Our inhalations satisfied that lazy weekends lie ahead, we begin a slow interior tour of the cabin. First the tiny kitchen with wallboard but no paint; an old porcelain sink and minute counter; pantry shelves still lined with a few staples in varmint-proof tins; no birds’ nests in the stove pipe; a pile of kindling ready beside the Quebec heater; the pump of course, still dry.
From kitchen to the dining room; trés elegant with ceiling, wallboard, blue paint and cedar strips over the joinings; decorated with red-framed paintings of haughty water and shore birds; round, extendable oak table and chairs and matching buffet; in one corner, a towering kerosene-fired refrigerator; opposite, a fine mahogany and leather seat from the cabin of the still-in-the-slings-in-the-boathouse launch.
To the living room now; yellow-painted wallboard and fish in the frames, but no ceiling; a whole wall of French doors with scalloped blinds and soft curtains of see-through beige; outdoor Muskoka chairs inside for storage; a-fore-mentioned bear rug; wicker chair and couch; ‘my’ bookcase with nursery rhyme stencils on the sides; a Craftsman–style desk/table with piles of Dad’s Esquires, Colliers, Saturday Evening Post’s and Reader’s Digests; two folded-up roll-away beds.

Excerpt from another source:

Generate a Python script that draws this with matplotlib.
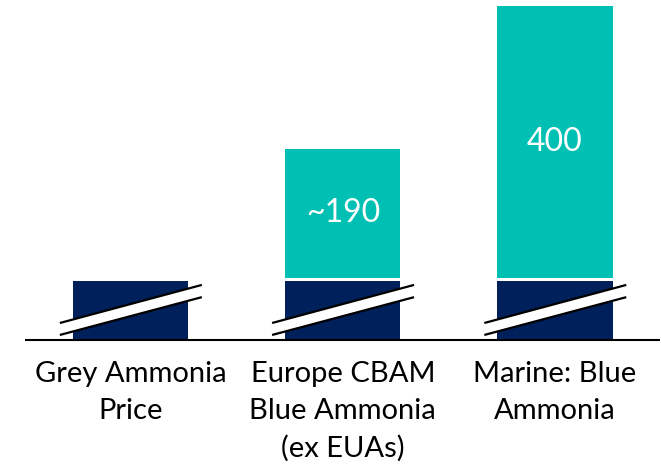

And a piano! A big, intricately carved upright my dad used to play for the silent movies, now much favored by the squirrels. We try a couple of simple tunes — @#%$&*! — the felts on middle C and G went for rodent bedding this year!
The felt mattresses in the two cramped bedrooms seem to have survived.
From my bunk I’ll soon listen to “The Shadow” and “Inner Sanctum” on the old battery radio (once it’s put into operation) while staring up at the sturdy rafters and timber of the roof above my bedroom and over its wall to the heights of the living room. At night I’ll hear the plaintive loons and whispering whip-poor-will; in the mornings arise to the joyous call of the white-throated song sparrow calling from the mainland.
This is the place my Dad named “Nancy Mac’s Green Cabin”.
Says Webster, “Cabin — a simple, one-storey house built simply or crudely.”
I doubt that Parksville can compete.